Does the end justify the means?

Old question, but I’ve been asking myself that as I watch a particularly whiny blog entry shoot to over 500 Diggs. Short version: We called Sony for a loaner review unit of a Bravia HDTV and they said no purely out of PS3 solidarity. I thought that was short-sighted and ridiculous — especially as a happy Bravia owner myself! — so in a fit of pique I posted a petty article about Sony being petty and, for good measure, attached a sensational headline (“Sony Doesn’t Want Your Money”). The result was a good chunk of traffic and, as always with the internet, a ton of snap judgments (not that mine weren’t!) and assumptions. People seem to think we were trying to scam a free HDTV, but the truth is that we sign a loan agreement for hardware that we review and return it by a specific date. The more comments I read, the less understanding I see. The internet is nothing if not full of noise and the gap between reader and audience is not getting smaller, as I’d hoped it would.

The morning after, though, I regret posting the story the way I did. I wish I’d gone with a more accurate headline (“Sony to OXM: No TVs for You” didn’t occur to me at the time but would have been more accurate) and I wish I’d left off some of the nastier assumptions toward the end; commentary on the severity and depth of the console wars would have been better. I didn’t want to edit it today because, well, good or bad, what I wrote is what I wrote, and I have to stick with it. I’m chalking it up to a learning experience, but it’s been on my mind a lot today.

But here’s what bothers me: I sunk to a lower level here, going for the sensationalism angle, something I’ve always wanted to do to see what would happen. Now I can’t help but wonder whether we would have gotten the traffic/attention without the cheap shots. Would just opinion have been enough? I’m honestly not convinced. I look at the stories that get heat on other sites and the bulk of them — especially gaming related — are tilted or snarky or sensational. And the audience often says things like “that’s not professional,” yet they reward that unprofessional behavior with traffic and Diggs. Walking the line between what the audience clearly responds to and what I feel comfortable publishing is going to be a daily challenge.

I have much to learn as I get more involved in the web. This is just one early lesson.

  • Vidgames
    Yeah, I think you're putting too much of this on yourself. This is like when I started in magazines, and learned that red covers pop off the newsstand better, so you want high-profile issues to have a bright red cover to help it sell. (Though you don't want to back-to-back covers to look similar, lest you risk that a shopper will glance at it and think he already bought it.) You use the red cover to highlight and enhance what should be already strong contents.

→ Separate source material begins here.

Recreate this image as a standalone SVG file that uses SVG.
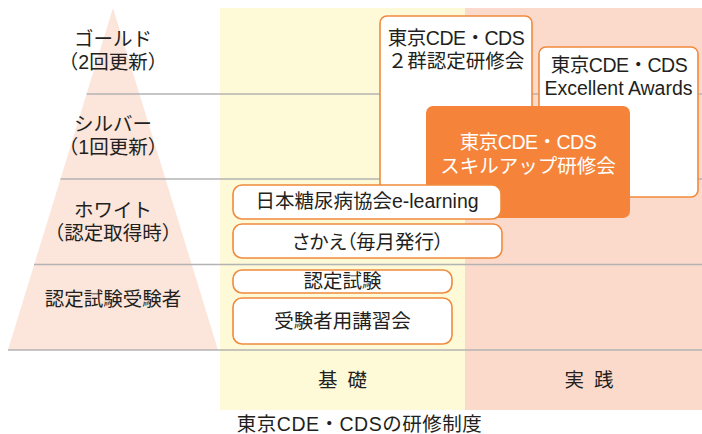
<svg xmlns="http://www.w3.org/2000/svg" width="702" height="434" viewBox="0 0 702 434">
<style>
text{font-family:"Liberation Sans","Noto Sans CJK JP",sans-serif;fill:#231f20;font-size:19.5px;text-anchor:middle}
.box{fill:#fff;stroke:#f08a3c;stroke-width:1.6}
.rule{stroke:#b3b3b3;stroke-width:1.6}
.w{fill:#fff}
.t{letter-spacing:-0.5px}
.p{font-feature-settings:"palt"}
</style>
<g id="background">
<rect x="220" y="8" width="245" height="402" fill="#fef9d7"/>
<rect x="465" y="8" width="237" height="402" fill="#fcdacb"/>
<polygon points="113,8 8,350 218,350" fill="#fce5da"/>
</g>
<g id="rules">
<line class="rule" x1="86.6" y1="94" x2="702" y2="94"/>
<line class="rule" x1="60.5" y1="179" x2="702" y2="179"/>
<line class="rule" x1="34" y1="264.5" x2="702" y2="264.5"/>
<line class="rule" x1="8" y1="350" x2="702" y2="350"/>
</g>
<g id="levels">
<text x="113" y="46">ゴールド</text>
<text x="113" y="69">（2回更新）</text>
<text x="113" y="131">シルバー</text>
<text x="113" y="154">（1回更新）</text>
<text x="113" y="217">ホワイト</text>
<text x="113" y="240">（認定取得時）</text>
<text x="113" y="306">認定試験受験者</text>
</g>
<g id="node-2gun">
<rect class="box" x="380" y="16" width="152" height="194" rx="7"/>
<text class="t" x="456" y="45">東京CDE・CDS</text>
<text x="456" y="68">２群認定研修会</text>
</g>
<g id="node-excellent">
<rect class="box" x="539" y="47" width="159" height="150" rx="7"/>
<text class="t" x="619" y="72">東京CDE・CDS</text>
<text x="618.5" y="95">Excellent Awards</text>
</g>
<g id="node-skillup">
<rect x="426" y="106" width="204" height="112" rx="7" fill="#f5843a"/>
<text class="w t" x="528" y="149">東京CDE・CDS</text>
<text class="w" x="528" y="173">スキルアップ研修会</text>
</g>
<g id="node-elearning">
<rect class="box" x="233" y="185" width="268" height="34" rx="9"/>
<text x="367" y="208">日本糖尿病協会e-learning</text>
</g>
<g id="node-sakae">
<rect class="box" x="233" y="224" width="269" height="34" rx="9"/>
<text class="p" x="368" y="249">さかえ（毎月発行）</text>
</g>
<g id="node-shiken">
<rect class="box" x="233" y="270" width="219" height="23" rx="9"/>
<text x="342.5" y="288">認定試験</text>
</g>
<g id="node-koshukai">
<rect class="box" x="233" y="298" width="219" height="46" rx="9"/>
<text x="342.5" y="328">受験者用講習会</text>
</g>
<g id="axis">
<text x="347.5" y="387" style="letter-spacing:10px">基礎</text>
<text x="594" y="387" style="letter-spacing:10px">実践</text>
<text x="359.5" y="431" style="letter-spacing:0.5px">東京CDE・CDSの研修制度</text>
</g>
</svg>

    Yes, you went with a pithy headline as a red cover, and maybe went a bit "sarcastic" to spice up the entry. But the gist of it is sensational all by itself, no matter how you wrote it, that a separate division of Sony turned down the opportunity to let you showcase its wares *to an audience that the section is targeted toward* and **to an audience that asked for it**, which would have basically been an "advertisement" of sorts for the price of shipping a set to a legitimate media outlet in what they claim is some sort of solidarity. The real issue isn't that your write-up might have been cheeky (it wasn't overly so; it was on the mark, in my view), but that Sony turned down the chance to exchange $100 in shipping to expose its products to thousands of potential consumers simply because the main product you cover (which, as you noted, is compatible with its own) comes from a competing company.

    I'll say it again: You're taking too much of this on your shoulders. You're just the messenger of what is a pretty dumb marketing decision, despite whether you wrapped it in straight-up reporting or took a few spicy jabs at Sony's decision in the course of it.
  • I thought the headline was not only attention grabbing, but appropriate. It makes the point clear, but at the same time it begs for assumption. I still thought that the text, should anyone have read it, justified it entirely.

    I wonder if Sony will reconsider in the future if this bangs out enough attention.